A Voyage to the Demerary (1807)
door Carl Haarnack
A Voyage to the Demerary, Containing a Statistical Account of the Settlements There, and by those on the Essequibo, the Berbice, and other Contiguous Rivers of Guyana. By Henry Bolingbroke, Esq, Deputy Vendue Master at Surinam. London: Richard Phillips, 1807.
Wie belangstelling heeft voor de geschiedenis van Suriname moet vaak verder kijken dan de eigen landsgrenzen. Het buurland Guiana (Brits-Guyana) behoorde vroeger ook tot het Nederlandse koloniale rijk. Tot 1814 was dit gebied in handen van Nederland. Het bestond uit Demerary, Essequibo en Berbice. Aan het eind van de 18e eeuw bezetten de Engelsen de Nederlandse koloniën op het Zuid-Amerikaanse vaste land.
Henry Bolingbroke werd gedurende dit zg. Engelse Tussenbestuur in 1807 tot vendumeester in Paramaribo benoemd. Een vendumeester organiseerde en leidde openbare verkopingen van slaven.
Bolingbroke heeft naar alle waarschijnlijkheid zo’n zeven jaar in Demerary geleefd. Gezien zijn werk als velingmeester was Bolingbroke geen voorstander van de afschaffing van de slavernij. Volgens Wolbers genoot hij een jaarsalaris van maar liefst fl. 10.000,–. Hij schrijft veel over de eigenaardigheden van Nederlandse planters in Demerary. Als de planter opstaat kleedt hij zich aan en vraagt hij zijn foetoe-boi om een washand om gezicht en handen mee te wassen. Bolingbroke schrijft dat hij in Nederlandse plantage-huizen vrijwel nooit een wasbak zag, ook als er blanke vrouwen woonden. Dit stond in schril contrast met de properheid van de huizen. Deze werden iedere morgen met citroen geschrobt wat een heerlijke geur verspreidde.
Interessant is ook zijn beschrijving van een markt waar ‘the negroes’ hun waren aanbieden zoals fruit, groente, gevogelte en eieren. Hij maakt melding van vrije zwarte vrouwen die naast zoutvlees, vis, varkensvlees, brood, kaas en tabak ook Europese manifacturen in kleine hoeveelheden verkopen; ‘to enable the negroes to supply themselves agreeably to the length of their purse’. Deze vrouwen kopen hun waren weer in grotere hoeveelheden van kooplieden met een krediet van twee of drie maanden. Veel van deze vrouwen (hij spreekt over ‘hucksters’) zijn volgens Bolingbroke rijk en bezitten soms tien, vijftien of twintig slaven die ze allemaal in zetten bij de kleinverkoop. Het is gebruikelijk dat de verkopers gedurende een aantal weken van plantage naar plantage trekken om hun waren bij de ‘negerhuizen’ te verkopen. De goedkeuring van de plantage-directeur is hiervoor wel een vereiste.

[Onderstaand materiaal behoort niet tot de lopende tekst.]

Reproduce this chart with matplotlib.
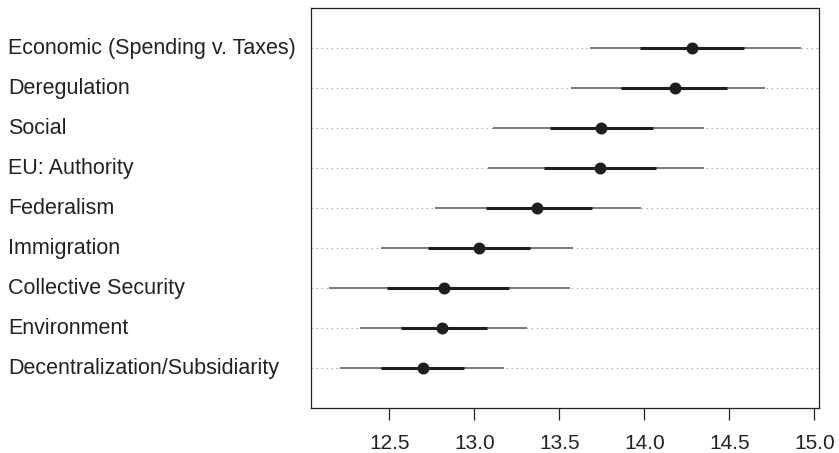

Wie geen geld heeft kan via ruilhandel aan de spullen komen die men nodig heeft. Vooral de gekleurde vrouwen zijn dol op kleding. Het boek van Bolingbroke is met name interessant omdat het voor een belangrijk deel betrekking heeft op de veelal onbekende geschiedenis van Demerary, Essequibo en Berbice. Er zijn geen redenen om aan te nemen dat het leven aan het begin van de 19e eeuw in deze gebieden wezenlijk verschilt met dat van Suriname.